## [THE TASK]
Copy all the entries word for word, but omit the pictures.

## [DATA TO USE]
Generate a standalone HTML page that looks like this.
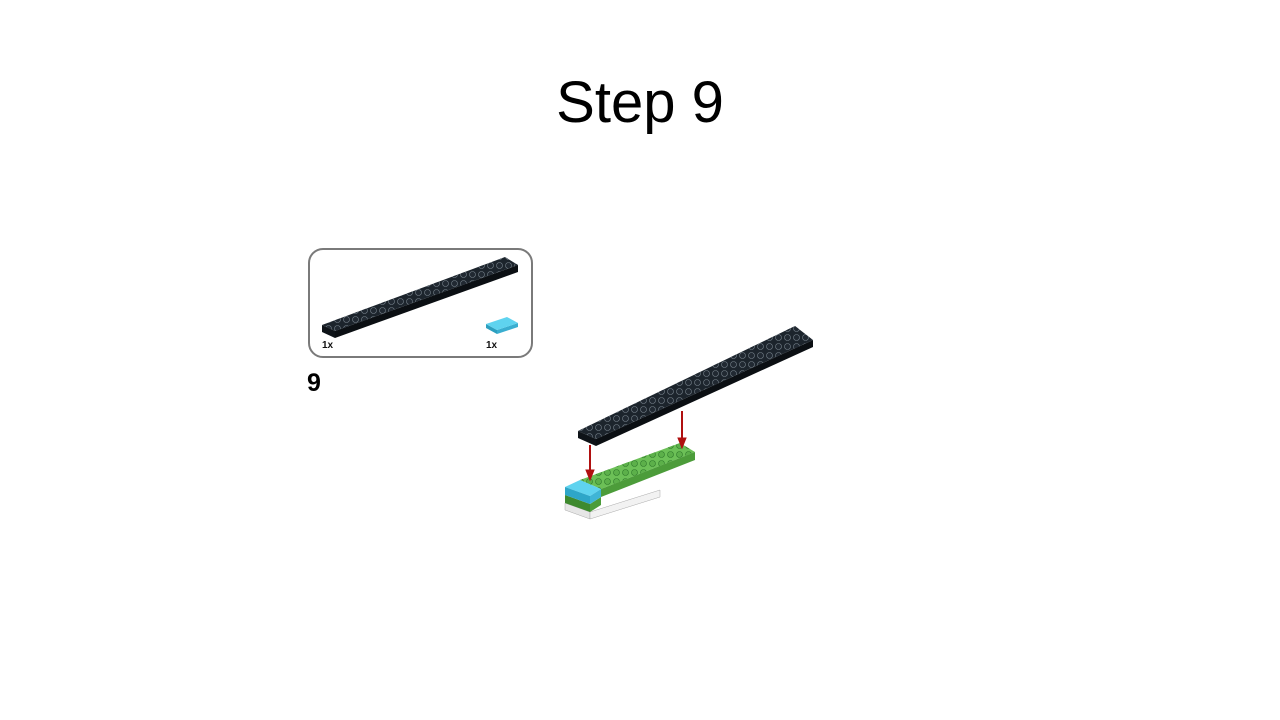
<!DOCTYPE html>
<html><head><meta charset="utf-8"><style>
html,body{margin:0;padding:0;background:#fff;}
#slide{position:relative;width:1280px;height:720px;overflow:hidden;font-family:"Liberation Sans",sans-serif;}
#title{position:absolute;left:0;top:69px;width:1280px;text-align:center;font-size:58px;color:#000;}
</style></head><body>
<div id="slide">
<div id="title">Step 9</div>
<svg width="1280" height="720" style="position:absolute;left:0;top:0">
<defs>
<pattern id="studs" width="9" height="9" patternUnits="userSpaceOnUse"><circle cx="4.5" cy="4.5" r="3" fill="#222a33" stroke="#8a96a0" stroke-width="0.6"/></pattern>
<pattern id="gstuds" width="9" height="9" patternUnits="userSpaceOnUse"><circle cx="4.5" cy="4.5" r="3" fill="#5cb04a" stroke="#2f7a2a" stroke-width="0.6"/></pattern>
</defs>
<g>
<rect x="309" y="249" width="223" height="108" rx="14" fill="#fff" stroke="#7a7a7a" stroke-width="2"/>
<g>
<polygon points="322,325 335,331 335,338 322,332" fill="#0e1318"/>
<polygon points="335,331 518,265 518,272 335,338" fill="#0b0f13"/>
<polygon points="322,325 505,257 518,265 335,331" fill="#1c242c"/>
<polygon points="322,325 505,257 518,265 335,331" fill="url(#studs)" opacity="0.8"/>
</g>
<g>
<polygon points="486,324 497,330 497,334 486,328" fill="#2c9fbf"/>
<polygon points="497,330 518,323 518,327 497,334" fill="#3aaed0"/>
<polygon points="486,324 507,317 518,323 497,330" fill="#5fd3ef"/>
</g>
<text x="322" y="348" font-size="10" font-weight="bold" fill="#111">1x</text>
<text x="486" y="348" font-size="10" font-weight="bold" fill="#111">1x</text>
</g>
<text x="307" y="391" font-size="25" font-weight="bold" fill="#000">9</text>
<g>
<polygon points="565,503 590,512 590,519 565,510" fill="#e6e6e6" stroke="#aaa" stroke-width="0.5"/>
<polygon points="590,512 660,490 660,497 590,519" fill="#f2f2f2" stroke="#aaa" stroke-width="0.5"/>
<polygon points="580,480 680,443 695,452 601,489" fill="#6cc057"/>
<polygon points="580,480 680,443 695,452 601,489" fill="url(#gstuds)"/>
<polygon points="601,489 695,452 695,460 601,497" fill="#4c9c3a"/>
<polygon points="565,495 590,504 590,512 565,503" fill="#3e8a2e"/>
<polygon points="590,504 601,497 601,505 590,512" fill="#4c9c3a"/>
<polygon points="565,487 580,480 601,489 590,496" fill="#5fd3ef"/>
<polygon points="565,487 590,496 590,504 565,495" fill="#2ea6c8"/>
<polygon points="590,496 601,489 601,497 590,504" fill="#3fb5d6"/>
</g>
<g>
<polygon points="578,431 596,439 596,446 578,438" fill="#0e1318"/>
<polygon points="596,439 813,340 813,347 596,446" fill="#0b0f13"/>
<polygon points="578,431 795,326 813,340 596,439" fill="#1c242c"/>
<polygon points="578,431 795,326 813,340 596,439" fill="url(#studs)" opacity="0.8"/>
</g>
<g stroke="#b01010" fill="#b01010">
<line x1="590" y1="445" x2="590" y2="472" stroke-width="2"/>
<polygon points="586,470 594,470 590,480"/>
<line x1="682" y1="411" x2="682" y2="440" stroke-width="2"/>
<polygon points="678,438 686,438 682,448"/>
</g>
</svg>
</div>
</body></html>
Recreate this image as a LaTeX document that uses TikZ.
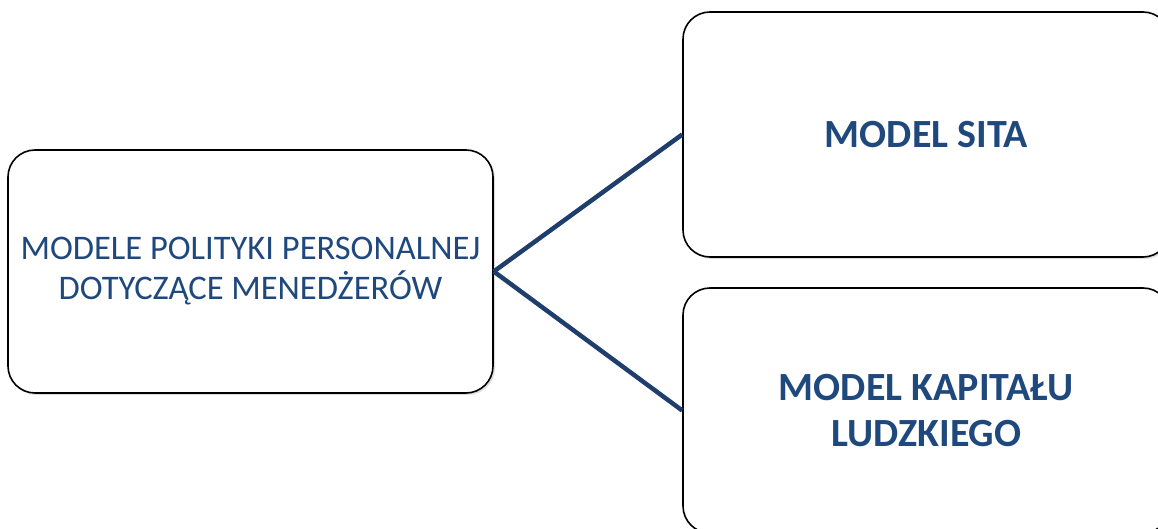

## [OUTPUT OF THE EXERCISE]
Generate a standalone HTML page that looks like this.
<!DOCTYPE html>
<html><head><meta charset="utf-8"><style>
html,body{margin:0;padding:0;background:#fff;}
#slide{position:relative;width:1280px;height:720px;overflow:hidden;font-family:"Liberation Sans",sans-serif;}
#title{position:absolute;left:0;top:69px;width:1280px;text-align:center;font-size:58px;color:#000;}
</style></head><body>
<div id="slide">
<div id="title">Step 9</div>
<svg width="1280" height="720" style="position:absolute;left:0;top:0">
<defs>
<pattern id="studs" width="9" height="9" patternUnits="userSpaceOnUse"><circle cx="4.5" cy="4.5" r="3" fill="#222a33" stroke="#8a96a0" stroke-width="0.6"/></pattern>
<pattern id="gstuds" width="9" height="9" patternUnits="userSpaceOnUse"><circle cx="4.5" cy="4.5" r="3" fill="#5cb04a" stroke="#2f7a2a" stroke-width="0.6"/></pattern>
</defs>
<g>
<rect x="309" y="249" width="223" height="108" rx="14" fill="#fff" stroke="#7a7a7a" stroke-width="2"/>
<g>
<polygon points="322,325 335,331 335,338 322,332" fill="#0e1318"/>
<polygon points="335,331 518,265 518,272 335,338" fill="#0b0f13"/>
<polygon points="322,325 505,257 518,265 335,331" fill="#1c242c"/>
<polygon points="322,325 505,257 518,265 335,331" fill="url(#studs)" opacity="0.8"/>
</g>
<g>
<polygon points="486,324 497,330 497,334 486,328" fill="#2c9fbf"/>
<polygon points="497,330 518,323 518,327 497,334" fill="#3aaed0"/>
<polygon points="486,324 507,317 518,323 497,330" fill="#5fd3ef"/>
</g>
<text x="322" y="348" font-size="10" font-weight="bold" fill="#111">1x</text>
<text x="486" y="348" font-size="10" font-weight="bold" fill="#111">1x</text>
</g>
<text x="307" y="391" font-size="25" font-weight="bold" fill="#000">9</text>
<g>
<polygon points="565,503 590,512 590,519 565,510" fill="#e6e6e6" stroke="#aaa" stroke-width="0.5"/>
<polygon points="590,512 660,490 660,497 590,519" fill="#f2f2f2" stroke="#aaa" stroke-width="0.5"/>
<polygon points="580,480 680,443 695,452 601,489" fill="#6cc057"/>
<polygon points="580,480 680,443 695,452 601,489" fill="url(#gstuds)"/>
<polygon points="601,489 695,452 695,460 601,497" fill="#4c9c3a"/>
<polygon points="565,495 590,504 590,512 565,503" fill="#3e8a2e"/>
<polygon points="590,504 601,497 601,505 590,512" fill="#4c9c3a"/>
<polygon points="565,487 580,480 601,489 590,496" fill="#5fd3ef"/>
<polygon points="565,487 590,496 590,504 565,495" fill="#2ea6c8"/>
<polygon points="590,496 601,489 601,497 590,504" fill="#3fb5d6"/>
</g>
<g>
<polygon points="578,431 596,439 596,446 578,438" fill="#0e1318"/>
<polygon points="596,439 813,340 813,347 596,446" fill="#0b0f13"/>
<polygon points="578,431 795,326 813,340 596,439" fill="#1c242c"/>
<polygon points="578,431 795,326 813,340 596,439" fill="url(#studs)" opacity="0.8"/>
</g>
<g stroke="#b01010" fill="#b01010">
<line x1="590" y1="445" x2="590" y2="472" stroke-width="2"/>
<polygon points="586,470 594,470 590,480"/>
<line x1="682" y1="411" x2="682" y2="440" stroke-width="2"/>
<polygon points="678,438 686,438 682,448"/>
</g>
</svg>
</div>
</body></html>
Recreate this image as a LaTeX document that uses TikZ.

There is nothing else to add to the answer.